DRWXR-XR-X reads like this: This is a directory denoted by the D (if it was a file there would just be a dash). The first three letters are the effective permissions for the owner of the file/folder in question, in this case, Read, Write, and eXecute. The next three letters are the effective permissions for the Group associated with said file/folder, in this case Read and eXecute only. The last set of three letters are the effective permissions for everyone else, in this case Read and eXecute only.

Permissions for files are always written in combinations of RWX, always in that order. You can have R–, RW-, -WX, etc. Permissions can be more complicated than this, but this is the general idea.

Repairing permissions basically resets permissions to factory defaults, or “the way Apple says they are supposed to be.” Note that repairing permissions does not affect anything inside a user folder, only outside, such as the Applications folder, where users do not have Write permissions. A repair permissions command would reset permissions on Applications to remove any write privileges that a user might have.

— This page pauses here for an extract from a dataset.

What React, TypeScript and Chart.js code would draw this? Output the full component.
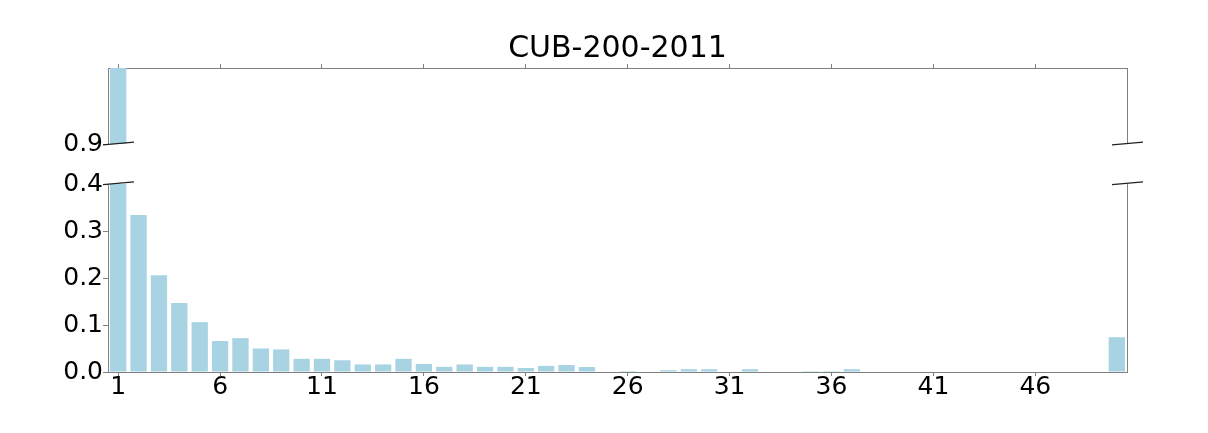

*** It gets more more technical below, so you can stop here for the general idea of permissions, or read on for more info.***

One last note, permissions can also be written in numerical form, such as 777, or 755, or 644, etc. think of it this way, a 7 corresponds to RWX, so a 777 would be RWXRWXRWX. A 5 would be R-X, so 755 would be RWXR-XR-X. This is because permissions are represented in octets. Each octet is made up of three numbers, 4,2,1. 4+2+1=7. In this case, R=4, W=2, and X=1, so RWX=7. I’m sorry if this is a little confusing.